Sir Bob Neill, chairman of the Commons justice committee, said: “What we need is pragmatism not dogmatism.
“It’s ridiculous to take purist points when you have got serious issues about people’s businesses, livelihoods and security. People have to grow up and compromise.”
With the UK facing recession this year and Bank of England chief Jonathan Haskel warning last week that Britain has suffered a loss of business investment since the 2016 referendum worth £29bn, the former minister Stephen Hammond added: “The PM is in process of finalising a deal that will serve the whole of the UK’s interests.
“A small group of ideologues must not threaten a deal which is in the interests of NI businesses and people.”
And Sir David Lidington, former minister and now chairman of the Conservative European Forum, said: “More than six years after the referendum it’s time to put old divisions behind us.”
Mr Sunak is facing his biggest political test since becoming PM as he races to fix the Protocol, which avoids the need for a hard border in Ireland by introducing checks on some goods travelling between GB and NI.
Hard right Tory MPs and the Democratic Unionist Party oppose the Protocol, arguing it drives a wedge between GB and the region, creating costly red tape for businesses.
The deal drawn up by UK and EU negotiators would remove the majority of trade checks between GB and NI with more stringent checks maintained for goods going on to Ireland.
But hardliners and the DUP are concerned about the EU’s insistence on the ultimate oversight of the European Court of Justice on trade disputes which they say undermines UK sovereignty.
After travelling to Northern Ireland on Friday to meet with the region’s political leaders, Mr Sunak met with EU chiefs at the Munich Security Conference over the weekend in a bid to tie up loose ends on a deal which he had hoped to unveil this week.

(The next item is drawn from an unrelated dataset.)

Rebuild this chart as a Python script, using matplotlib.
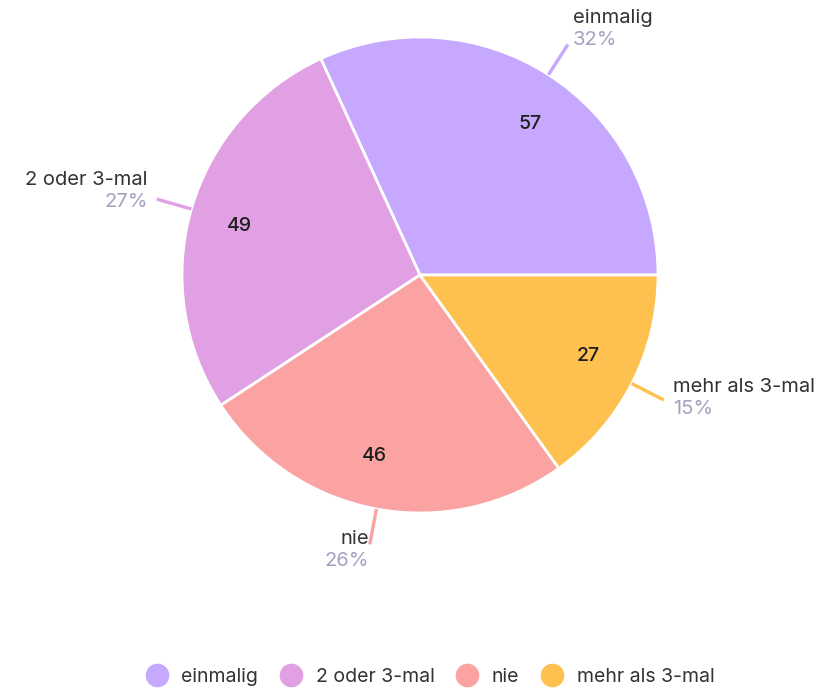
import numpy as np
import matplotlib
matplotlib.use('Agg')
import matplotlib.pyplot as plt
from matplotlib.lines import Line2D

# data
labels = ['einmalig', '2 oder 3-mal', 'nie', 'mehr als 3-mal']
counts = [57, 49, 46, 27]
pct_labels = ['32%', '27%', '26%', '15%']
colors = ['#C6A9FE', '#E0A0E3', '#FBA3A3', '#FEC04F']

plt.rcParams['font.family'] = ['Inter', 'DejaVu Sans']
TXT = '#333333'
PCT = '#A5A0C2'

W, H = 823, 691
fig = plt.figure(figsize=(W / 100, H / 100), dpi=100)
ax = fig.add_axes([0, 0, 1, 1])

cx, cy, R = 420, H - 275, 238
wedges, _ = ax.pie(counts, colors=colors, startangle=0, counterclock=True,
                   center=(cx, cy), radius=R, frame=True,
                   wedgeprops=dict(edgecolor='white', linewidth=2))
ax.set_xlim(0, W)
ax.set_ylim(0, H)
ax.set_aspect('equal')
ax.axis('off')

# label placement per slice: (text x, text y, ha)
outer = {
    'einmalig': (573, H - 18, 'left'),
    '2 oder 3-mal': (148, H - 180, 'right'),
    'nie': (369, H - 539, 'right'),
    'mehr als 3-mal': (673, H - 387, 'left'),
}
# small angular nudges so counts sit where the reference has them
nudge = [-3.5, 1.0, -3.5, 1.5]

for w, lab, n, p, c, dt in zip(wedges, labels, counts, pct_labels, colors, nudge):
    mid = np.deg2rad((w.theta1 + w.theta2) / 2)
    # count inside
    ang = mid + np.deg2rad(dt)
    r_in = 0.785 * R
    ax.text(cx + r_in * np.cos(ang), cy + r_in * np.sin(ang), str(n),
            ha='center', va='center', fontsize=14, color='#1e1e1e', fontweight='medium')
    # leader line
    r0, r1 = R, R + 36
    ax.plot([cx + r0 * np.cos(mid), cx + r1 * np.cos(mid)],
            [cy + r0 * np.sin(mid), cy + r1 * np.sin(mid)],
            color=c, lw=2.4, solid_capstyle='butt')
    tx, ty, ha = outer[lab]
    ax.text(tx, ty, lab, ha=ha, va='center', fontsize=14.5, color=TXT)
    ax.text(tx, ty - 22, p, ha=ha, va='center', fontsize=14.5, color=PCT)

handles = [Line2D([], [], marker='o', linestyle='', markersize=16,
                  markerfacecolor=c, markeredgecolor=c) for c in colors]
fig.legend(handles, labels, loc='center', bbox_to_anchor=(426 / W, 1 - 677 / H),
           ncol=4, frameon=False, fontsize=14, handletextpad=0.25,
           columnspacing=0.7, labelcolor=TXT)

fig.savefig('out.png', dpi=100)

But former Business Secretary Jacob Rees-Mogg told the BBC last night: “I think you need to get the DUP on board first and then go and talk to Brussels rather than try and bounce the DUP because the DUP doesn’t respond well to being bounced.”

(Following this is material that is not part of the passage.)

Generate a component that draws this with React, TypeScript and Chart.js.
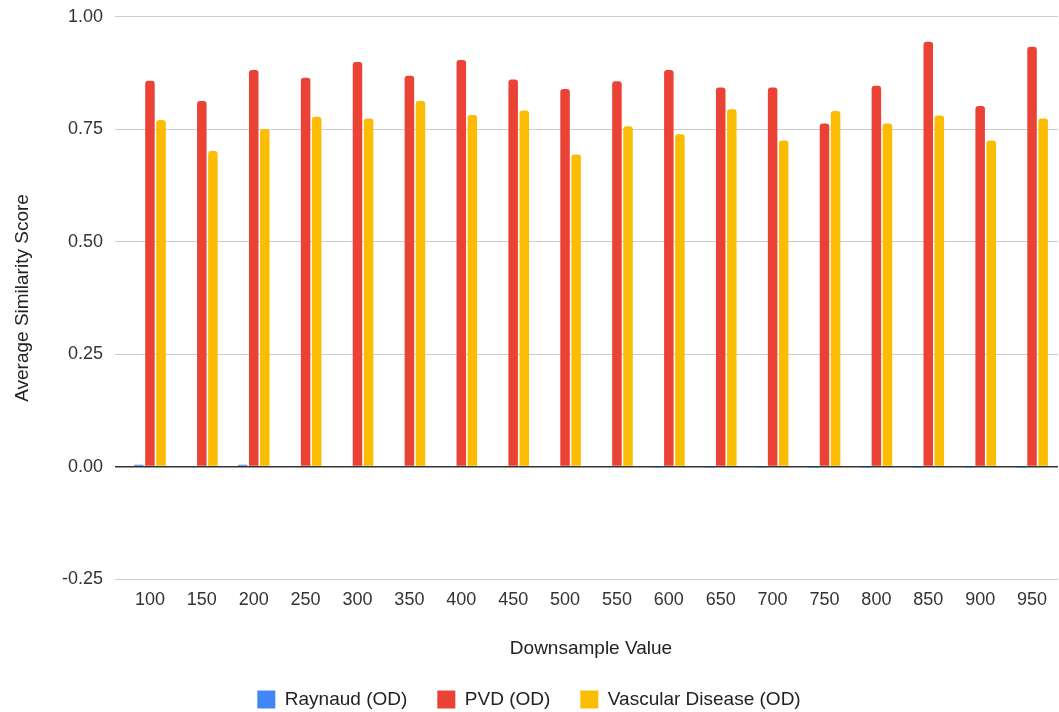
import React, { useEffect, useRef } from "react";
import { Chart, registerables } from "chart.js";

Chart.register(...registerables);

const categories = ["100", "150", "200", "250", "300", "350", "400", "450", "500", "550", "600", "650", "700", "750", "800", "850", "900", "950"];

const raynaud = [0.004, 0, 0.004, 0, 0, 0, 0, 0, 0, 0, -0.003, -0.003, -0.003, -0.003, -0.003, -0.003, -0.003, -0.003];

const pvd = [0.858, 0.813, 0.882, 0.865, 0.9, 0.869, 0.904, 0.861, 0.84, 0.857, 0.882, 0.843, 0.843, 0.763, 0.847, 0.945, 0.802, 0.934];

const vascular = [0.771, 0.702, 0.751, 0.778, 0.774, 0.813, 0.782, 0.792, 0.694, 0.757, 0.739, 0.795, 0.725, 0.791, 0.763, 0.781, 0.725, 0.774];

const yTicks = [-0.25, 0, 0.25, 0.5, 0.75, 1.0];

const FONT = "'Liberation Sans', Arial, sans-serif";

export default function App() {
  const canvasRef = useRef<HTMLCanvasElement | null>(null);

  useEffect(() => {
    const canvas = canvasRef.current;
    if (!canvas) return;
    const barStyle = {
      borderRadius: 3,
      borderSkipped: "start" as const,
      barPercentage: 0.86,
      categoryPercentage: 0.64,
    };
    const chart = new Chart(canvas, {
      type: "bar",
      data: {
        labels: categories,
        datasets: [
          { label: "Raynaud (OD)", data: raynaud, backgroundColor: "#4285F4", ...barStyle },
          { label: "PVD (OD)", data: pvd, backgroundColor: "#EA4335", ...barStyle },
          { label: "Vascular Disease (OD)", data: vascular, backgroundColor: "#FBBC04", ...barStyle },
        ],
      },
      options: {
        animation: false,
        responsive: false,
        maintainAspectRatio: false,
        layout: { padding: { top: 0, right: 1, left: 0, bottom: -7 } },
        plugins: {
          legend: {
            position: "bottom",
            labels: {
              font: { family: FONT, size: 19 },
              color: "#222",
              boxWidth: 18,
              boxHeight: 18,
              padding: 30,
            },
          },
          tooltip: { enabled: false },
        },
        scales: {
          x: {
            grid: { display: false },
            border: { display: false },
            ticks: {
              font: { family: FONT, size: 18 },
              color: "#333",
              padding: 2,
              maxRotation: 0,
            },
            title: {
              display: true,
              text: "Downsample Value",
              font: { family: FONT, size: 19 },
              color: "#222",
              padding: { top: 0, bottom: 0 },
            },
            afterFit: (scale: any) => {
              scale.height = 81;
            },
          },
          y: {
            min: -0.25,
            max: 1.0,
            afterBuildTicks: (scale: any) => {
              scale.ticks = yTicks.map((v) => ({ value: v }));
            },
            grid: {
              color: (ctx: any) => (ctx.tick && ctx.tick.value === 0 ? "#333333" : "#cccccc"),
              lineWidth: (ctx: any) => (ctx.tick && ctx.tick.value === 0 ? 1.5 : 1),
              drawTicks: true,
              tickLength: 9,
            },
            border: { display: false },
            ticks: {
              font: { family: FONT, size: 18, lineHeight: 0.55 },
              color: "#333",
              padding: 12,
              callback: (v: any) => Number(v).toFixed(2),
            },
            title: {
              display: true,
              text: "Average Similarity Score",
              font: { family: FONT, size: 19 },
              color: "#222",
              padding: { top: 11, bottom: 0 },
            },
            afterFit: (scale: any) => {
              scale.width = 124;
            },
          },
        },
      },
    });
    return () => chart.destroy();
  }, []);

  return (
    <div style={{ position: "fixed", left: 0, top: 0, width: 1059, height: 712, background: "#fff" }}>
      <canvas ref={canvasRef} width={1059} height={712} style={{ width: 1059, height: 712, display: "block" }} />
    </div>
  );
}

Senior Tory MP Sir Bernard Jenkin, a prominent Brexiteer, added on Times Radio: “If it doesn’t get the support of both the communities in Northern Ireland, it’s probably just going to make things worse, because it will cement in place an agreement that has destroyed power sharing.”
The DUP has refused to participate in the NI Assembly leading to a collapse in the powersharing agreement and NI government at Stormont.
Both the UK and EU want to secure a deal and restore power sharing before the 25th anniversary of the Good Friday peace deal on 10 April.
Senior DUP MP Sammy Wilson said he did not believe there will be a deal this week. No10 said negotiations were continuing.
Sources said if Mr Sunak can limit the rebellion to hardline backbenchers and keep Northern Ireland ministers Chris Heaton-Harris and Steve Baker in government then he may be able to get the deal through without relying on Labour’s support.
Opposition leader Sir Keir Starmer has said he will give Mr Sunak cover by backing any compromise deal on the protocol.
The PM is also coming under pressure from former premier Boris Johnson who warned Mr Sunak at the weekend not to ditch UK legislation which overrides the protocol.
Former minister Simon Clarke said: “If the perception is there that the Bill is moribund then that will, I am afraid, weaken our hand very considerably.”